The Russian Left Narodniks expressed particular opposition to the compulsory, legal-state associations of nationalities proposed in the famous Bund plan.
From this brief historical survey it is clear why both the February and the summer conferences of Marxists in 1913 emphatically condemned the petty-bourgeois and nationalist idea of “cultural-national autonomy”.
- The reference is to Byelorussian Socialist Hromada—a nationalist organisation which came into being in 1902 under the name of “Byelorussian Revolutionary Hromada”. It defended the interests of the Byelorussian bourgeoisie, landlords and kulaks, denied the revolutionary class struggle, and tried to keep the Byelorussian people away from the Russian revolutionary working class. These attempts met with no support among the working masses of the Byelorussian people. In the national question, the Hromada stood for “cultural-national autonomy”. After the February bourgeois-democratic revolution of 1917 the Hromada supported the policy of the bourgeois Provisional Government. Following the October Socialist Revolution it split up into three counter-revolutionary groups who joined the whiteguards and foreign interventionists in an active struggle against the Soviets.
Dashnaktsutyun—a bourgeois-nationalist party founded in the early nineties of the nineteenth century in Turkish Armenia with the aim of liberating the Armenians from the Turkish yoke. The party was a bourgeois-democratic conglomerate of representatives of various classes. Alongside the bourgeoisie, a prominent place in it was occupied by the national intelligentsia, as well as by peasants and workers unaffected by Social-Democratic propaganda, and part of the lumpenproletariat forming the zinvors squads.

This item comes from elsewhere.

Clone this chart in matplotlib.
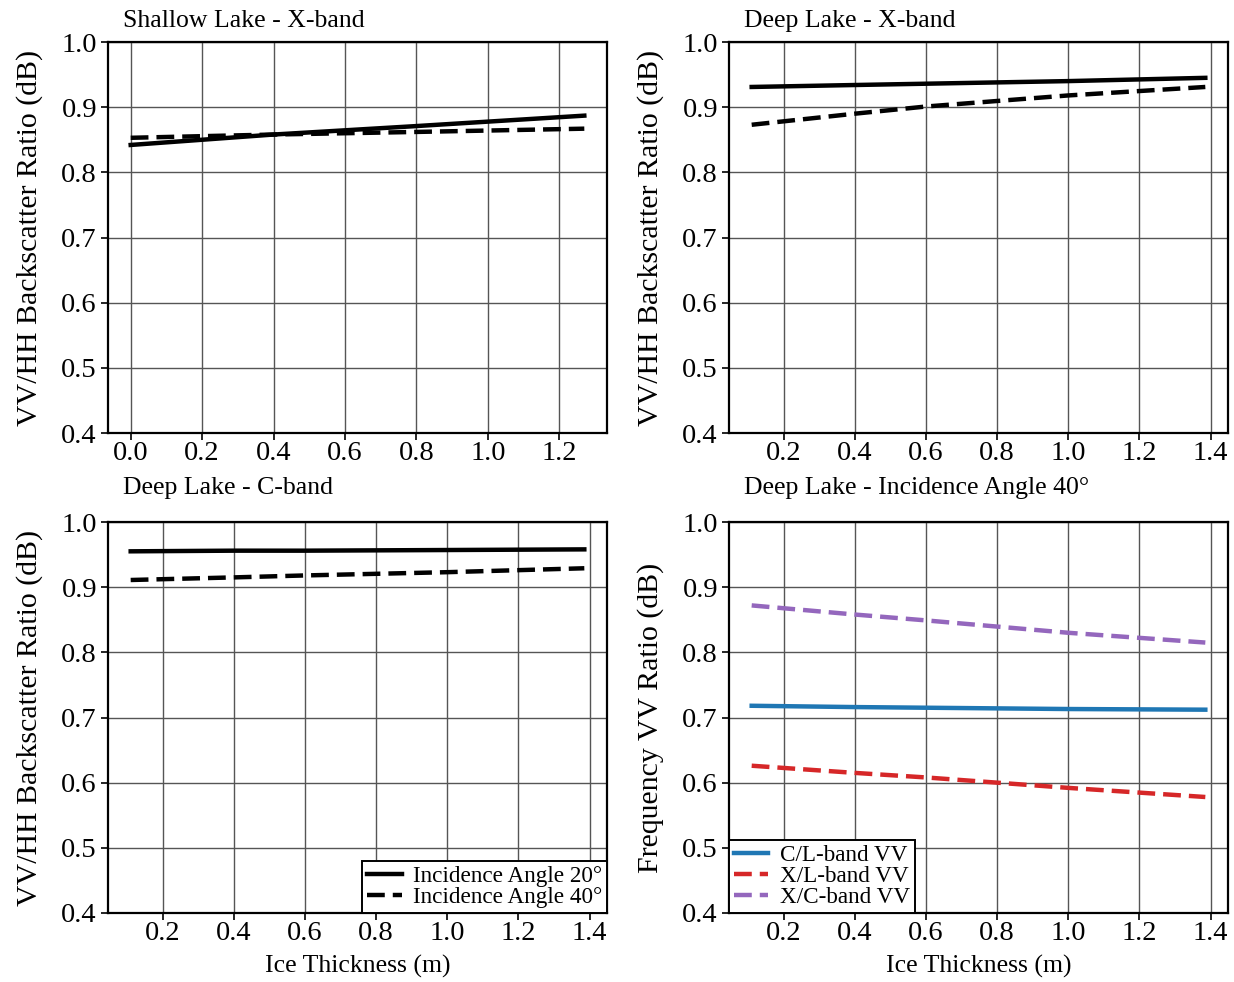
import numpy as np
import matplotlib
matplotlib.use('Agg')
import matplotlib.pyplot as plt

plt.rcParams['font.family'] = ['Liberation Serif', 'DejaVu Serif']

# ice thickness (m)
x_shallow = [0.0, 0.4, 0.8, 1.27]
x_deep = [0.11, 0.4, 0.6, 1.0, 1.385]

# shallow lake, X-band
shx_20 = [0.842, 0.858, 0.871, 0.887]
shx_40 = [0.853, 0.858, 0.862, 0.867]

# deep lake, X-band
dx_20 = [0.931, 0.934, 0.936, 0.940, 0.945]
dx_40 = [0.873, 0.890, 0.901, 0.918, 0.931]

# deep lake, C-band
dc_20 = [0.955, 0.956, 0.956, 0.957, 0.958]
dc_40 = [0.911, 0.915, 0.918, 0.923, 0.929]

# deep lake, frequency ratios at 40 deg
cl_vv = [0.718, 0.716, 0.715, 0.713, 0.712]
xl_vv = [0.626, 0.615, 0.608, 0.592, 0.578]
xc_vv = [0.872, 0.858, 0.849, 0.830, 0.815]

titles = ['Shallow Lake - X-band', 'Deep Lake - X-band',
          'Deep Lake - C-band', 'Deep Lake - Incidence Angle 40°']

fig = plt.figure(figsize=(12.34, 9.82), dpi=100)
W, H = 1234, 982
boxes = [(108, 42), (729, 42), (108, 522), (729, 522)]
title_gap = [21, 21, 34, 34]  # px between title centre and axes top
axes = []
for (l, t) in boxes:
    ax = fig.add_axes([l / W, 1 - (t + 391) / H, 499 / W, 391 / H])
    axes.append(ax)

lw = 3.2
dash = (0, (4, 1.8))

axes[0].plot(x_shallow, shx_20, color='black', lw=lw)
axes[0].plot(x_shallow, shx_40, color='black', lw=lw, linestyle=dash)
axes[1].plot(x_deep, dx_20, color='black', lw=lw)
axes[1].plot(x_deep, dx_40, color='black', lw=lw, linestyle=dash)
axes[2].plot(x_deep, dc_20, color='black', lw=lw, label='Incidence Angle 20°')
axes[2].plot(x_deep, dc_40, color='black', lw=lw, linestyle=dash, label='Incidence Angle 40°')
axes[3].plot(x_deep, cl_vv, color='#1f77b4', lw=lw, label='C/L-band VV')
axes[3].plot(x_deep, xl_vv, color='#d62728', lw=lw, linestyle=dash, label='X/L-band VV')
axes[3].plot(x_deep, xc_vv, color='#9467bd', lw=lw, linestyle=dash, label='X/C-band VV')

for i, ax in enumerate(axes):
    ax.set_ylim(0.4, 1.0)
    ax.set_yticks(np.arange(0.4, 1.01, 0.1))
    if i == 0:
        ax.set_xticks(np.arange(0.0, 1.21, 0.2))
    else:
        ax.set_xticks(np.arange(0.2, 1.41, 0.2))
    ax.xaxis.set_major_formatter(plt.FormatStrFormatter('%.1f'))
    ax.yaxis.set_major_formatter(plt.FormatStrFormatter('%.1f'))
    ax.grid(True, color='#555555', lw=1.0)
    ax.set_axisbelow(True)
    ax.tick_params(labelsize=20.5, length=5, width=1.2, direction='out', pad=3)
    ax.tick_params(axis='x', pad=1)
    for s in ax.spines.values():
        s.set_linewidth(1.6)
    ax.text(0.03, 1 + title_gap[i] / 391, titles[i], transform=ax.transAxes,
            fontsize=18.5, ha='left', va='center')
    if i == 3:
        ax.set_ylabel('Frequency VV Ratio (dB)', fontsize=21.5, labelpad=13)
    else:
        ax.set_ylabel('VV/HH Backscatter Ratio (dB)', fontsize=21.5, labelpad=13)
    if i >= 2:
        ax.set_xlabel('Ice Thickness (m)', fontsize=18.5, labelpad=6)

for ax, loc in [(axes[2], 'lower right'), (axes[3], 'lower left')]:
    leg = ax.legend(loc=loc, fontsize=16.7, frameon=True, fancybox=False,
                    edgecolor='black', framealpha=1, borderpad=0.2,
                    labelspacing=0.0, handlelength=1.5, handletextpad=0.5,
                    borderaxespad=0.0)
    leg.get_frame().set_linewidth(1.4)

fig.savefig('out.png', dpi=100)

On the eve of the 1905–07 Revolution this party transferred its activities to the Caucasus and aligned itself with the Socialist-Revolutionaries. The party’s Left wing formed the Young Dashnaktsutyun group, which joined the S. R. Party in 1907.
The activities of the Dashnaktsutyun were of an anti-popular nature. Its nationalist propaganda was greatly detrimental to the internationalist education of the proletariat and the masses of Armenia and the entire Transcaucasia.
After the February bourgeois-democratic revolution of 1917, the Dashnaks supported the policy of the bourgeois Provisional Government. After the October Socialist Revolution they entered into a counter-revolutionary bloc with the Mensheviks, S. R.s and Musavatists against the Bolsheviks. In 1918–20 the Dashnaks stood at the head of the bourgeois-nationalist counter-revolutionary government of Armenia. Their action was designed to convert Armenia into a colony of the foreign imperialists and a stronghold of the Anglo-French interventionists and Russian whiteguards in their struggle against the Soviet government. Under the leadership of the Bolshevik Party and with the help of the Red Army, the working people of Armenia overthrew the Dashnak government in November 1920. With the victory of the Soviets, the Dashnaktsutyun organisations in Transcaucasia were smashed and liquidated.
Georgian Socialists-Federalists—a bourgeois-nationalist party founded in April 1904. Demanded national autonomy for Georgia within the framework of the Russian bourgeois-landlord state. During the period of reaction, the Socialists-Federalists became open opponents of the revolution. In concert with the Mensheviks and anarchists, this party tried to smash the united international front of the working people of Transcaucasia against tsarism and capitalism. After the Great October Socialist Revolution the S. F.s, together with the Georgian Mensheviks, the Dashnaks and Musavatists, organised a counter-revolutionary bloc, which was supported by the Germano-Turkish, and later, by the Anglo-French interventionists.
- See present edition, Vol. 18, p. 461 and Vol. 19, pp. 427–28.—Ed.